- Born: Christine Tullis Hunter Davies 1959 (age 65–66) Clacton-on-Sea, England
- Education: Colchester County High School for Girls
- Alma mater: University of Cambridge (BA, PhD)
- Awards: Rosalind Franklin Award (2005); Royal Society Wolfson Research Merit Award (2012);
- Scientific career
- Fields: Theoretical particle physics
- Institutions: CERN; Cornell University; Ohio State University; University of Glasgow; University of California at Santa Barbara;
- Thesis: Quantum chromodynamics and the Drell-Yan Process (1984)
- Doctoral advisor: Bryan Webber
- Website: www.physics.gla.ac.uk/~cdavies

= Christine Davies =

British physicist (born 1959)

Christine Tullis Hunter Davies (born 1959) is a professor of physics at the University of Glasgow.

== Education ==

Davies attended Colchester County High School for Girls, then the University of Cambridge, where she was an undergraduate student of Churchill College, Cambridge. She received a Bachelor of Arts (BA) degree in 1981 in physics with theoretical physics, followed by a PhD in 1984 for research on quantum chromodynamics (QCD) and the Drell–Yan process while working in the Cavendish Laboratory in Cambridge.

== Research and career ==

Davies' research investigates the strong interaction and the solution of quantum chromodynamics using a numerical method known as Lattice QCD.

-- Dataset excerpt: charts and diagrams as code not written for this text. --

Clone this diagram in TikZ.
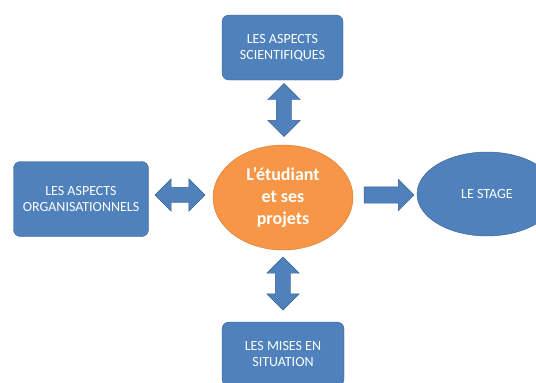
\documentclass[tikz,border=0pt]{standalone}
\usepackage{fontspec}
\setmainfont{Carlito}
\usetikzlibrary{shapes.geometric,shapes.arrows}
\definecolor{boxblue}{HTML}{4F81BD}
\definecolor{boxline}{HTML}{385D8A}
\definecolor{studorange}{HTML}{F79646}
\definecolor{studline}{HTML}{D9782F}
\begin{document}
\begin{tikzpicture}%
[x=1pt,y=-1pt,
every node/.style={draw=boxline,fill=boxblue,thin,text=white,align=center,
inner sep=0pt,font=\fontsize{14}{16}\selectfont},
aspect/.style={rectangle,rounded corners=7pt,minimum width=121pt,
minimum height=65pt},
arrowpair/.style={double arrow,minimum height=53pt,inner xsep=0pt,
inner ysep=7.5pt,double arrow head extend=8.5pt},
arrowone/.style={single arrow,minimum height=50pt,inner xsep=0pt,
inner ysep=8pt,single arrow head extend=7.5pt}]
\useasboundingbox (0,0) rectangle (536,383);
\node (scientifiques) at (282.5,47.5) [aspect] {LES ASPECTS\\SCIENTIFIQUES};
\node (organisation) at (81,199) [aspect, minimum width=135pt,
minimum height=75pt] {LES ASPECTS\\ORGANISATIONNELS};
\node (situation) at (283,354) [aspect, minimum width=122pt,
minimum height=64pt] {LES MISES EN\\SITUATION};
\node (etudiant) at (283,197.5) [ellipse, draw=studline, fill=studorange,
minimum width=140pt, minimum height=105pt,
font=\bfseries\fontsize{18}{22}\selectfont] {L’étudiant\\et ses\\projets};
\node (stage) at (487,194) [ellipse, minimum width=140pt,
minimum height=84pt] {LE STAGE};
\node (haut) at (284,110) [arrowpair, rotate=90] {};
\node (bas) at (283,283.5) [arrowpair, rotate=90] {};
\node (gauche) at (180,195) [arrowpair, minimum height=50pt] {};
\node (droite) at (385,195) [arrowone] {};
\end{tikzpicture}
\end{document}
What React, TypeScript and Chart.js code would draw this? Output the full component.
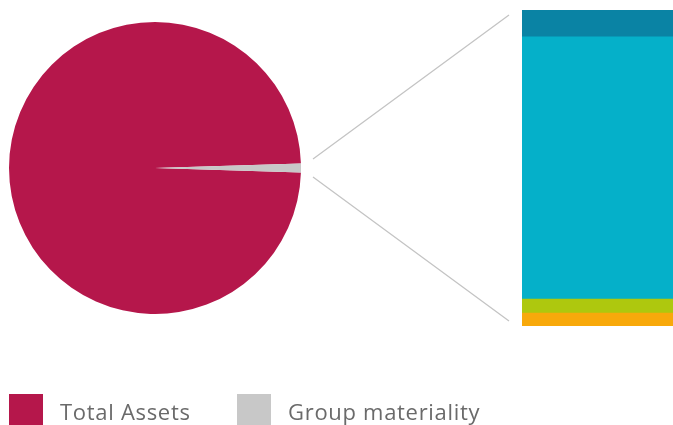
import React, { useEffect, useRef } from "react";
import { Chart, registerables } from "chart.js";

Chart.register(...registerables);

const pieLabels = ["Total Assets", "Group materiality"];
const pieValues = [99, 1];
const pieColors = ["#b5174b", "#c8c8c8"];

const barLabels = ["Segment D", "Segment C", "Segment B", "Segment A"];
const barValues = [4.1, 4.4, 82.9, 8.5];
const barColors = ["#f8a90b", "#aec80e", "#05b0c9", "#0a83a4"];

const connectorPlugin = {
  id: "connector",
  afterDraw(chart: any) {
    const { ctx, chartArea } = chart;
    const pieCy = 168;
    const x0 = 313;
    const x1 = chartArea.left - 13;
    ctx.save();
    ctx.strokeStyle = "#c4c4c4";
    ctx.lineWidth = 1.3;
    ctx.beginPath();
    ctx.moveTo(x0, pieCy - 9);
    ctx.lineTo(x1, chartArea.top + 5);
    ctx.moveTo(x0, pieCy + 9);
    ctx.lineTo(x1, chartArea.bottom - 5);
    ctx.stroke();
    ctx.restore();
  },
};

export default function App() {
  const pieRef = useRef<HTMLCanvasElement>(null);
  const barRef = useRef<HTMLCanvasElement>(null);

  useEffect(() => {
    const total = pieValues.reduce((a, b) => a + b, 0);
    const rotation = 90 + (pieValues[1] / total) * 180;
    const pie = new Chart(pieRef.current!, {
      type: "pie",
      data: {
        labels: pieLabels,
        datasets: [
          {
            data: pieValues,
            backgroundColor: pieColors,
            borderWidth: 0,
          },
        ],
      },
      options: {
        animation: false,
        responsive: true,
        maintainAspectRatio: false,
        rotation,
        plugins: { legend: { display: false }, tooltip: { enabled: false } },
      },
    });

    const barTotal = barValues.reduce((a, b) => a + b, 0);
    const bar = new Chart(barRef.current!, {
      type: "bar",
      data: {
        labels: [""],
        datasets: barLabels.map((l, i) => ({
          label: l,
          data: [barValues[i]],
          backgroundColor: barColors[i],
          borderWidth: 0,
          barPercentage: 1,
          categoryPercentage: 1,
        })),
      },
      options: {
        animation: false,
        responsive: true,
        maintainAspectRatio: false,
        layout: { padding: { left: 522, top: 10, bottom: 99, right: 0 } },
        scales: {
          x: { stacked: true, display: false },
          y: { stacked: true, display: false, min: 0, max: barTotal },
        },
        plugins: { legend: { display: false }, tooltip: { enabled: false } },
      },
      plugins: [connectorPlugin],
    });

    return () => {
      pie.destroy();
      bar.destroy();
    };
  }, []);

  const legendLefts = [9, 237];

  return (
    <div
      style={{
        position: "absolute",
        left: 0,
        top: 0,
        width: 673,
        height: 425,
        background: "#ffffff",
        overflow: "hidden",
      }}
    >
      <div style={{ position: "absolute", left: 9, top: 22, width: 292, height: 292 }}>
        <canvas ref={pieRef} />
      </div>
      <div style={{ position: "absolute", left: 0, top: 0, width: 673, height: 425 }}>
        <canvas ref={barRef} />
      </div>
      {pieLabels.map((label, i) => (
        <div
          key={label}
          style={{
            position: "absolute",
            left: legendLefts[i],
            top: 393,
            display: "flex",
            alignItems: "center",
            fontFamily: "'Open Sans', sans-serif",
            fontSize: 22,
            color: "#6a6a6a",
            letterSpacing: 0.7,
            whiteSpace: "nowrap",
          }}
        >
          <div
            style={{
              width: 34,
              height: 32,
              background: pieColors[i],
              marginRight: 17,
            }}
          />
          <span style={{ lineHeight: "32px", paddingTop: 2 }}>{label}</span>
        </div>
      ))}
    </div>
  );
}
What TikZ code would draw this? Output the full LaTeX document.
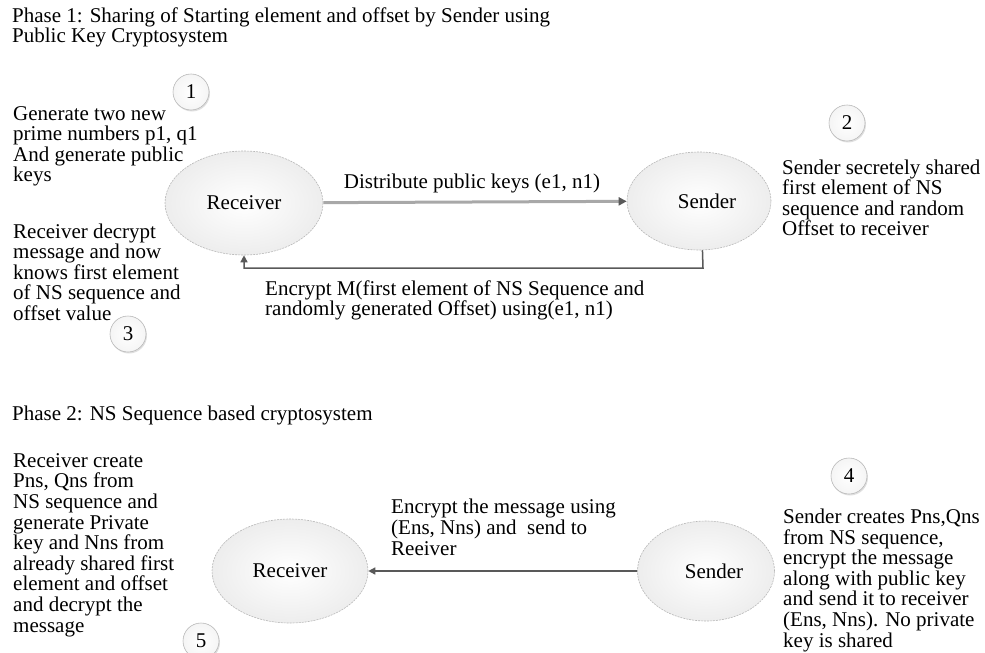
\documentclass[tikz,border=0pt]{standalone}
\usepackage{fontspec}
\setmainfont{Liberation Serif}
\usetikzlibrary{arrows.meta,shapes.geometric,shadows}
\definecolor{ellline}{HTML}{B8B8B8}
\definecolor{darkln}{HTML}{595959}
\definecolor{lightln}{HTML}{A8A8A8}
\begin{document}
\begin{tikzpicture}[x=1pt,y=-1pt,
  txt/.style={font=\fontsize{21}{20.6}\selectfont, inner sep=0pt, align=left, anchor=base west},
  lbl/.style={font=\fontsize{21}{20.6}\selectfont, inner sep=0pt},
  actor/.style={ellipse, draw=ellline, line width=0.6pt, dash pattern=on 2pt off 1pt,
     inner color=white, outer color=black!7, inner sep=0pt,
     font=\fontsize{21}{20.6}\selectfont},
  stepnum/.style={circle, draw=ellline, line width=0.6pt, inner color=white, outer color=black!4,
     inner sep=0pt, minimum size=36pt, font=\fontsize{21}{20.6}\selectfont,
     drop shadow={shadow xshift=1pt, shadow yshift=-1.5pt, opacity=0.25}},
  darrow/.style={draw=darkln, line width=1.5pt, -{Triangle[length=7pt,width=7pt]}},
]
\useasboundingbox (0,0) rectangle (985,653);

% Phase 1 (multi-line nodes are anchored at the baseline of their last line)
\node[txt] (title1) at (12,42.6) {Phase 1: Sharing of Starting element and offset by Sender using\\Public Key Cryptosystem};

\node[stepnum] (n1) at (191,92) {1};
\node[txt] (t1) at (13,181.8) {Generate two new\\prime numbers p1, q1\\And generate public\\keys};
\node[txt] (t3) at (13,320.4) {Receiver decrypt\\message and now\\knows first element\\of NS sequence and\\offset value};
\node[stepnum] (n3) at (128,334) {3};

\node[actor, minimum width=158pt, minimum height=104pt] (r1) at (244,203) {Receiver};
\node[actor, minimum width=144pt, minimum height=98pt] (s1) at (699,201) {\hspace*{16pt}Sender};

\node[stepnum] (n2) at (847,123) {2};
\node[txt] (t2) at (782,235.8) {Sender secretely shared\\first element of NS\\sequence and random\\Offset to receiver};

\draw[draw=lightln, line width=3pt, -{Triangle[length=8pt,width=8pt,color=darkln]}] (r1) -- (s1);
\node[lbl, anchor=base] (l1) at (472,188) {Distribute public keys (e1, n1)};

\coordinate (c1) at (703,268);
\coordinate (c2) at (244,268);
\draw[darrow] (s1.-86) -- (c1) -- (c2) -- (r1.south);
\node[txt] (l2) at (265,315.6) {Encrypt M(first element of NS Sequence and\\randomly generated Offset) using(e1, n1)};

% Phase 2
\node[txt] (title2) at (12,420) {Phase 2: NS Sequence based cryptosystem};

\node[txt] (t5) at (13,632) {Receiver create\\Pns, Qns from\\NS sequence and\\generate Private\\key and Nns from\\already shared first\\element and offset\\and decrypt the\\message};
\node[stepnum] (n5) at (201,641) {5};

\node[actor, minimum width=156pt, minimum height=104pt] (r2) at (290,571) {Receiver};
\node[actor, minimum width=137pt, minimum height=100pt] (s2) at (706,571) {\hspace*{16pt}Sender};

\draw[darrow] (s2) -- (r2);
\node[txt] (l3) at (391,555) {Encrypt the message using\\(Ens, Nns) and\ \ send to\\Reeiver};

\node[stepnum] (n4) at (849,476) {4};
\node[txt] (t4) at (783,647) {Sender creates Pns,Qns\\from NS sequence,\\encrypt the message\\along with public key\\and send it to receiver\\(Ens, Nns). No private\\key is shared};
\end{tikzpicture}
\end{document}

She has held academic appointments at the University of Glasgow, CERN, Cornell University, Ohio State University and the University of California at Santa Barbara. Her research has been funded by the Science and Technology Facilities Council (STFC), the Particle Physics and Astronomy Research Council (PPARC), the Leverhulme Trust, Royal Society and the Fulbright Program.

She chairs the project management board for the Distributed Research utilising Advanced Computing (DiRAC) High Performance Computing (HPC) facility, is a member of the STFC particle physics advisory panel and serves as an external examiner for the School of Physics and Astronomy at the University of Manchester.

=== Awards and honours ===

She was appointed Order of the British Empire (OBE) in the 2006 Birthday Honours for services to science, elected a Fellow of the Royal Society of Edinburgh (FRSE) in 2001, and has been a Fellow of the Institute of Physics (FInstP) since 1988. She received the Rosalind Franklin Award in 2005 and a Royal Society Wolfson Research Merit Award in 2012.